Evidentemente que tal mudança obriga-nos a rever as críticas por demais apressadas da produção em massa dos ídolos dos anos noventa, por exemplo. Uma crítica bastante comum é a que sustenta que um grupo como É o Tchan poderia ser substituído por qualquer outro, pois tudo o que importava no fim das contas era o lucro da gravadora e a produção da mesmice sonora. Essa leitura evidentemente peca pelo excesso de generalização, que faz perder de vista os aspectos mais sutis do processo. Não se trata de afirmar a qualidade estética do grupo – ainda que existam questões estéticas a se compreender – mas de reconhecer que parte do segredo da coisa estava na articulação publicitária entre imagem e produto, e nas relações de necessidade artificialmente estabelecidas entre ambas. Era precisamente a realização bem sucedida dessa articulação que costumávamos chamar de “sucesso”, a criação de uma articulação imaginária que estabelecia um vínculo de necessidade entre a imagem do grupo e um conjunto de canções mais ou menos descartáveis. Não por acaso, um dos principais atrativos do grupo e que ainda hoje é nostalgicamente lembrado por quem era adolescente na época são as famosas coreografias, cuja função era estabelecer uma conexão não apenas entre a banda e seu público, mas entre sua imagem e a música. Como nos exemplos clássicos da publicidade – e a Coca Cola é o modelo paradigmático – o que estava em jogo era a articulação imaginária entre aquele sabor (cuja fórmula é um grande “mistério”, menos por desconhecimento do que pelas proteções violentas de patente) e aquela marca específica.

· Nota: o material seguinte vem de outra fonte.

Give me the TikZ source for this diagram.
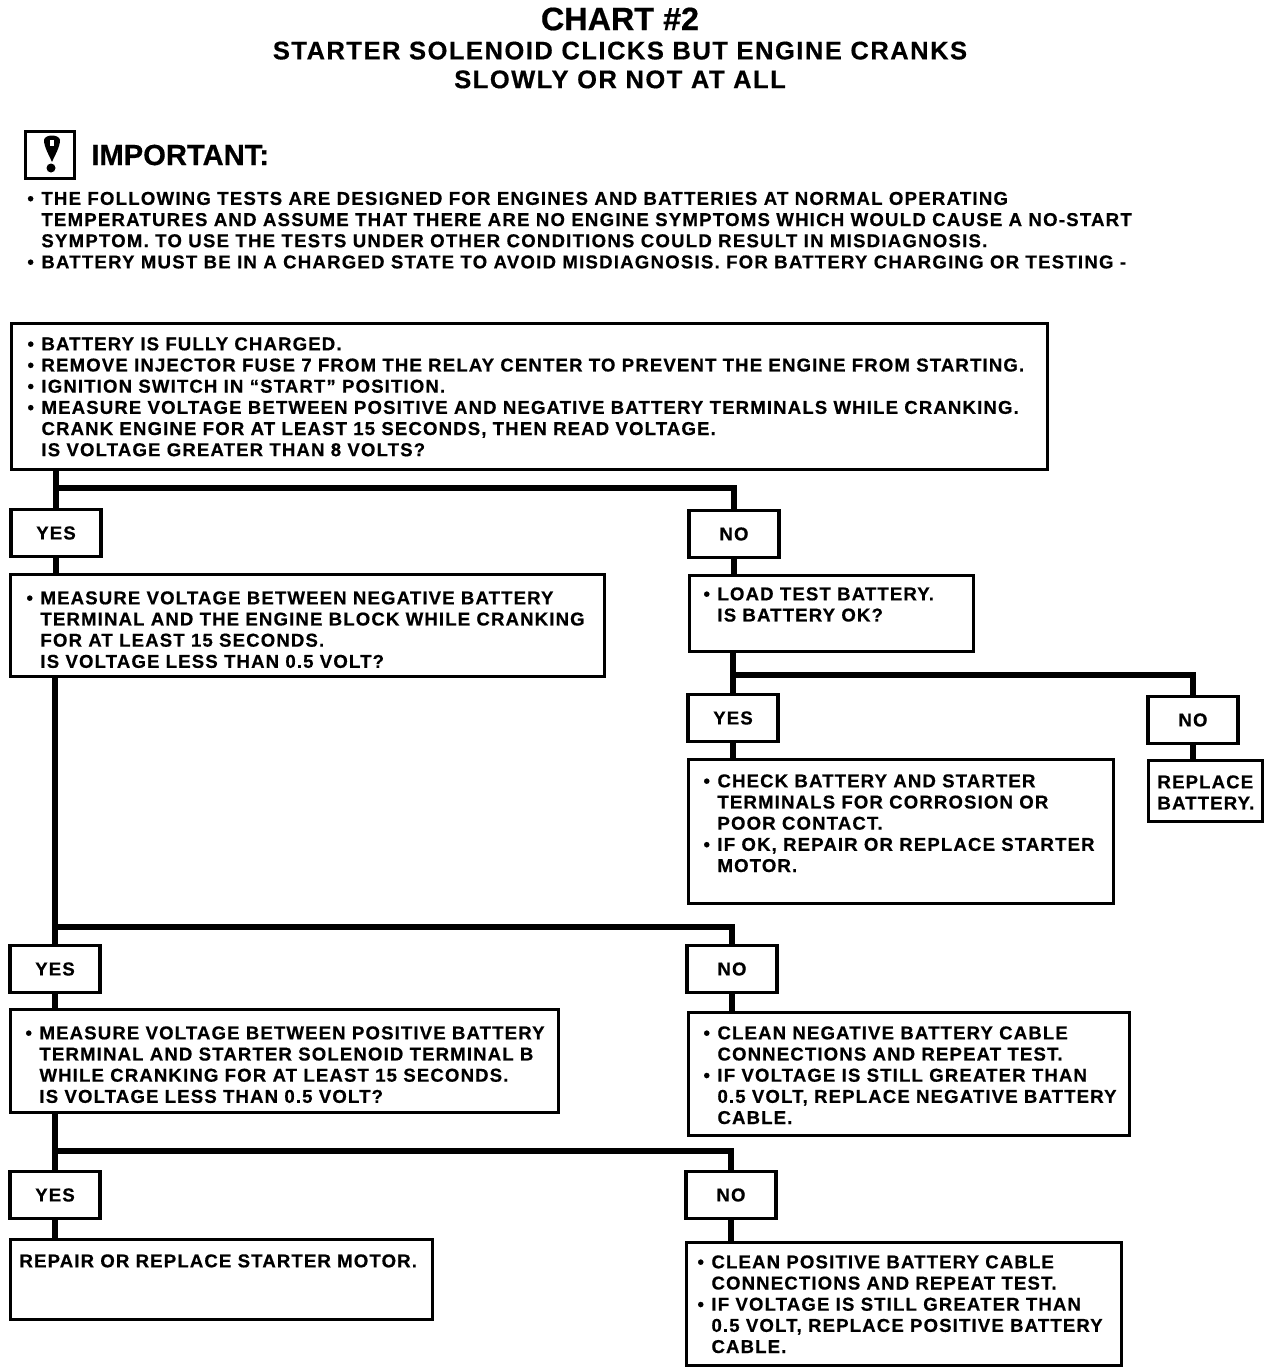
\documentclass[tikz,border=0pt]{standalone}
\usepackage{fontspec}
\setmainfont{Liberation Sans}[BoldFeatures={FakeBold=0.5}]
\newfontfamily\chartfont[LetterSpace=6.0,BoldFeatures={FakeBold=0.5}]{Liberation Sans}
\newfontfamily\notefont[LetterSpace=6.5,BoldFeatures={FakeBold=0.5}]{Liberation Sans}
\newlength{\px}
\setlength{\px}{0.02cm}
\newcommand{\bul}{\makebox[14\px][l]{\textbullet}}
\newcommand{\ind}{\hspace*{14\px}}
% width, height, left offset, top offset, lines
\newcommand{\boxtxt}[5]{\parbox[t][#2\px][t]{#1\px}{\vspace*{#4\px}\leftskip=#3\px\relax\rightskip=0pt plus 1fil\relax\strut #5\strut}}
\tikzset{
  box/.style={draw, line width=1.7pt, anchor=north west, inner sep=0pt,
    font=\chartfont\bfseries\fontsize{10.6}{12.05}\selectfont},
  tag/.style={draw, line width=1.9pt, inner sep=0pt, minimum width=90\px, minimum height=47\px,
    font=\chartfont\bfseries\fontsize{10.6}{12.05}\selectfont},
  note/.style={anchor=north west, inner sep=0pt, align=left,
    font=\notefont\bfseries\fontsize{10.6}{12.05}\selectfont},
  trunk/.style={line width=3.9pt}
}
\begin{document}
\begin{tikzpicture}[x=0.02cm, y=-0.02cm]
    \useasboundingbox (0,0) rectangle (1280,1372);
    \fill[white] (0,0) rectangle (1280,1372);

    % 1. Title
    \node[font=\bfseries\fontsize{18.4}{18}\selectfont] (chart) at (620,19) {CHART \#2};
    \node[font=\chartfont\bfseries\fontsize{14.5}{16.4}\selectfont, align=center] (title) at (620,65)
        {STARTER SOLENOID CLICKS BUT ENGINE CRANKS\\SLOWLY OR NOT AT ALL};

    % 2. Warning
    \node[draw, line width=2pt, minimum width=49\px, minimum height=47\px, inner sep=0pt] (warn) at (50,155) {};
    \fill (44,140) .. controls (45,134) and (59,134) .. (60,140)
        .. controls (60,147) and (55,155) .. (52,162)
        .. controls (49,155) and (44,147) .. (44,140) -- cycle;
    \fill[white] (50,140) rectangle (54,146);
    \fill (51,168) circle (4.5);
    \node[anchor=west, inner sep=0pt, font=\bfseries\fontsize{16.6}{18}\selectfont] (important) at (91,155) {IMPORTANT:};
    \node[note] (tests) at (27,191.5) {\bul THE FOLLOWING TESTS ARE DESIGNED FOR ENGINES AND BATTERIES AT NORMAL OPERATING\\
        \ind TEMPERATURES AND ASSUME THAT THERE ARE NO ENGINE SYMPTOMS WHICH WOULD CAUSE A NO-START\\
        \ind SYMPTOM. TO USE THE TESTS UNDER OTHER CONDITIONS COULD RESULT IN MISDIAGNOSIS.\\
        \bul BATTERY MUST BE IN A CHARGED STATE TO AVOID MISDIAGNOSIS. FOR BATTERY CHARGING OR TESTING -};

    % 3. First test
    \node[box] (main) at (10,322) {\boxtxt{1036}{146}{16}{12}{\bul BATTERY IS FULLY CHARGED.\\
        \bul REMOVE INJECTOR FUSE 7 FROM THE RELAY CENTER TO PREVENT THE ENGINE FROM STARTING.\\
        \bul IGNITION SWITCH IN “START” POSITION.\\
        \bul MEASURE VOLTAGE BETWEEN POSITIVE AND NEGATIVE BATTERY TERMINALS WHILE CRANKING.\\
        \ind CRANK ENGINE FOR AT LEAST 15 SECONDS, THEN READ VOLTAGE.\\
        \ind IS VOLTAGE GREATER THAN 8 VOLTS?}};
    \node[tag] (yesa) at (56,533) {YES};
    \node[tag] (noa) at (734,534) {NO};
    \node[box] (groundtest) at (9,573) {\boxtxt{594}{102}{16}{15}{\bul MEASURE VOLTAGE BETWEEN NEGATIVE BATTERY\\
        \ind TERMINAL AND THE ENGINE BLOCK WHILE CRANKING\\
        \ind FOR AT LEAST 15 SECONDS.\\
        \ind IS VOLTAGE LESS THAN 0.5 VOLT?}};
    \node[box] (loadtest) at (688,574) {\boxtxt{284}{76}{14}{10}{\bul LOAD TEST BATTERY.\\
        \ind IS BATTERY OK?}};

    % 4. Battery branch
    \node[tag] (yesb) at (733,718) {YES};
    \node[tag] (nob) at (1193,720) {NO};
    \node[box] (corrosion) at (687,758) {\boxtxt{425}{144}{15}{13}{\bul CHECK BATTERY AND STARTER\\
        \ind TERMINALS FOR CORROSION OR\\
        \ind POOR CONTACT.\\
        \bul IF OK, REPAIR OR REPLACE STARTER\\
        \ind MOTOR.}};
    \node[box] (replace) at (1147,759) {\boxtxt{114}{61}{9}{13}{REPLACE\\BATTERY.}};

    % 5. Ground branch
    \node[tag] (yesc) at (55,969) {YES};
    \node[tag] (noc) at (732,969) {NO};
    \node[box] (solenoid) at (9,1008) {\boxtxt{548}{103}{15}{15}{\bul MEASURE VOLTAGE BETWEEN POSITIVE BATTERY\\
        \ind TERMINAL AND STARTER SOLENOID TERMINAL B\\
        \ind WHILE CRANKING FOR AT LEAST 15 SECONDS.\\
        \ind IS VOLTAGE LESS THAN 0.5 VOLT?}};
    \node[box] (negcable) at (687,1011) {\boxtxt{441}{123}{15}{12}{\bul CLEAN NEGATIVE BATTERY CABLE\\
        \ind CONNECTIONS AND REPEAT TEST.\\
        \bul IF VOLTAGE IS STILL GREATER THAN\\
        \ind 0.5 VOLT, REPLACE NEGATIVE BATTERY\\
        \ind CABLE.}};

    % 6. Solenoid branch
    \node[tag] (yesd) at (55,1195) {YES};
    \node[tag] (nod) at (731,1195) {NO};
    \node[box] (repair) at (9,1238) {\boxtxt{422}{80}{9}{13}{REPAIR OR REPLACE STARTER MOTOR.}};
    \node[box] (poscable) at (685,1241) {\boxtxt{435}{123}{11}{11}{\bul CLEAN POSITIVE BATTERY CABLE\\
        \ind CONNECTIONS AND REPEAT TEST.\\
        \bul IF VOLTAGE IS STILL GREATER THAN\\
        \ind 0.5 VOLT, REPLACE POSITIVE BATTERY\\
        \ind CABLE.}};

    % 7. Heavy lines
    \coordinate (forka) at (0,488);
    \coordinate (forkb) at (0,675);
    \coordinate (forkc) at (0,927);
    \coordinate (forkd) at (0,1151);
    \draw[trunk] (main.south -| yesa.north) -- (yesa.north);
    \draw[trunk] (yesa |- forka) -| (noa.north);
    \draw[trunk] (yesa.south) -- (yesa.south |- groundtest.north);
    \draw[trunk] (noa.south) -- (noa.south |- loadtest.north);
    \draw[trunk] (loadtest.south -| yesb.north) -- (yesb.north);
    \draw[trunk] (yesb |- forkb) -| (nob.north);
    \draw[trunk] (yesb.south) -- (yesb.south |- corrosion.north);
    \draw[trunk] (nob.south) -- (nob.south |- replace.north);
    \draw[trunk] (groundtest.south -| yesc.north) -- (yesc.north);
    \draw[trunk] (yesc |- forkc) -| (noc.north);
    \draw[trunk] (yesc.south) -- (yesc.south |- solenoid.north);
    \draw[trunk] (noc.south) -- (noc.south |- negcable.north);
    \draw[trunk] (solenoid.south -| yesd.north) -- (yesd.north);
    \draw[trunk] (yesd |- forkd) -| (nod.north);
    \draw[trunk] (yesd.south) -- (yesd.south |- repair.north);
    \draw[trunk] (nod.south) -- (nod.south |- poscable.north);
\end{tikzpicture}
\end{document}
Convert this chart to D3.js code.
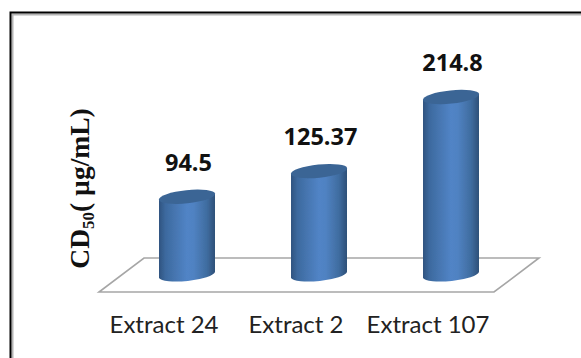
<!DOCTYPE html>
<html><head><meta charset="utf-8">
<script src="https://cdnjs.cloudflare.com/ajax/libs/d3/7.8.5/d3.min.js"></script>
<style>html,body{margin:0;padding:0;background:#fff}svg{display:block}</style></head>
<body><svg id="c" width="581" height="358"></svg>
<script>
const categories = ["Extract 24", "Extract 2", "Extract 107"];
const values = [94.5, 125.37, 214.8];
const valueLabels = ["94.5", "125.37", "214.8"];
const yLabel = "CD";

const svg = d3.select("#c");
const defs = svg.append("defs");
const g = defs.append("linearGradient").attr("id","body").attr("x1",0).attr("x2",1).attr("y1",0).attr("y2",0);
[[0,"#2f5480"],[0.12,"#3d6a9f"],[0.5,"#5184c6"],[0.62,"#5082c2"],[0.86,"#3f6c9f"],[1,"#2e5078"]]
  .forEach(s=>g.append("stop").attr("offset",s[0]).attr("stop-color",s[1]));
const f = defs.append("filter").attr("id","soft").attr("x","-20%").attr("y","-20%").attr("width","140%").attr("height","140%");
f.append("feGaussianBlur").attr("stdDeviation",0.45);

// frame
svg.append("path").attr("d","M12.5,358V14.5H581").attr("fill","none").attr("stroke","#b4b4b4").attr("stroke-width",2);
svg.append("path").attr("d","M10.5,358V12.5H581").attr("fill","none").attr("stroke","#000").attr("stroke-width",2);

const x = d3.scaleBand().domain(categories).range([121,517]);
const y = d3.scaleLinear().domain([0,214.8]).range([275,97]);
const rx = 28.3, ry = 6.6, rot = -6, halfRise = 3;

// floor
const floorY0 = y(0)+17, floorY1 = y(0)-17;
const floorX = d3.scaleLinear().domain([0,1]).range([99,494]);
const skew = 45;
svg.append("path")
  .attr("d", d3.line()([[floorX(0),floorY0],[floorX(1),floorY0],[floorX(1)+skew,floorY1],[floorX(0)+skew,floorY1]])+"Z")
  .attr("fill","none").attr("stroke","#a6a6a6").attr("stroke-width",1.6);

// cylinders
const bars = svg.append("g").selectAll("g").data(values).join("g").attr("filter","url(#soft)");
const cx = (d,i)=>x(categories[i])+x.bandwidth()/2;
bars.append("path").attr("fill","url(#body)").attr("d",(d,i)=>{
  const l=cx(d,i)-rx+.3, r=cx(d,i)+rx-.3, t=y(d), b=y(0);
  return `M${l},${t+halfRise}L${l},${b+halfRise}A${rx},${ry} ${rot} 0 0 ${r},${b-halfRise}L${r},${t-halfRise}Z`;
});
bars.append("ellipse").attr("fill","#3b6595")
  .attr("rx",rx).attr("ry",ry)
  .attr("transform",(d,i)=>`translate(${cx(d,i)},${y(d)}) rotate(${rot})`);

// value labels
svg.append("g").selectAll("text").data(values).join("text")
  .attr("x",(d,i)=>cx(d,i)+1.5).attr("y",d=>y(d)-26)
  .attr("text-anchor","middle").attr("font-family","'Open Sans',sans-serif").attr("font-weight",700)
  .attr("font-size",23.5).attr("fill","#111").text((d,i)=>valueLabels[i]);

// x axis
const axis = svg.append("g").attr("transform","translate(-23,333)")
  .call(d3.axisBottom(x).tickSize(0).tickPadding(0));
axis.select(".domain").remove();
axis.selectAll("text").attr("y",0).attr("dy",0).attr("font-family","Lato,sans-serif").attr("font-size",24).attr("fill","#222");

// y label
const t = svg.append("text").attr("transform","translate(89,188.5) rotate(-90)").attr("text-anchor","middle")
  .attr("font-family","'Liberation Serif',serif").attr("font-weight",700).attr("font-size",27.5).attr("fill","#111");
t.append("tspan").text(yLabel);
t.append("tspan").attr("font-size",17).attr("dy",5).text("50");
t.append("tspan").attr("dy",-5).text("( µg/mL)");
</script></body></html>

Se compararmos o sucesso do grupo É o Tchan com o fenômeno Calcinha Preta nesse ponto, a diferença salta aos olhos: o Calcinha Preta é visivelmente uma franquia com diversas núcleos descentralizados – a quantidade de formações da banda é maior do que seus anos de existência – podendo inclusive realizar simultaneamente dois ou três shows em diferentes pontos do país. A articulação imaginária entre forma e conteúdo não é mais necessária e não causa escândalo, ainda que o público possa preferir um ou outro artista. No auge do É o Tchan, esse grau de permissividade não seria possível. E quando ocorria de haver uma mudança – como a saída de Carla Perez – isso se transformava em um evento midiático de grandes proporções, com concursos televisivos que duravam meses em busca da “Nova Loira\Morena do Tchan”, cuja função era aproximar o público dessa nova personagem de forma não traumática, e de quebra ganhar pontos nada desprezíveis de audiência. Nesse caso o cuidado justificava-se pela necessidade de garantir para o público que, apesar da mudança radical, o grupo permanecia o mesmo em essência. No caso do Calcinha Preta, ao contrário, as mudanças estão estruturalmente assimiladas a própria constituição do grupo, de modo que é possível substituir tranquilamente o conceito de grupo pelo de franquia sem causar nenhum trauma, pois trata-se mais de uma marca que organiza diversos eventos diferentes, sendo a música e a banda apenas um dentre eles. Digamos que aquela crítica que afirmava que o É o Tchan poderia ter qualquer forma dado o caráter pasteurizado do som – que fazia perder de vista outras maneiras de se estabelecer vínculo entre forma e conteúdo, ou imagem e produto – é assumida pelo Calcinha Preta enquanto princípio de organização.

Podemos dizer que em seus momentos mais radicais não existe mais um grupo associado a uma obra específica, mas um modelo de gerenciamento descentralizado que capitaliza todas as esferas, rebaixando ora o artista em detrimento do sucesso, ora a obra em detrimento da imagem. Ambos os movimentos partem de uma mesma impossibilidade de se reproduzir o mesmo esquema de sucesso vigente até então, seja para MPB, seja para a canção mais diretamente comercial, que buscava associar certa imagem a um determinado conteúdo, seja este pasteurizado ou não. Caso a associação não vingasse, o artista simplesmente desaparecia, pois a ideia de um produto materializado se fazia fundamental para a lógica industrial. A atual descentralização faz com que haja uma proliferação de artistas sem obra e obras sem artistas, e mesmo franquias no lugar de grupos. Tal lógica sempre existiu de certo modo, mas agora como que se torna o padrão hegemônico, aparecendo para alguns como o fim da música, e para outros como um horizonte de sobrevivência de tipo novo. De todo modo, uma concepção aparentemente simples como a de “fazer sucesso” definitivamente não significa mais a mesma coisa.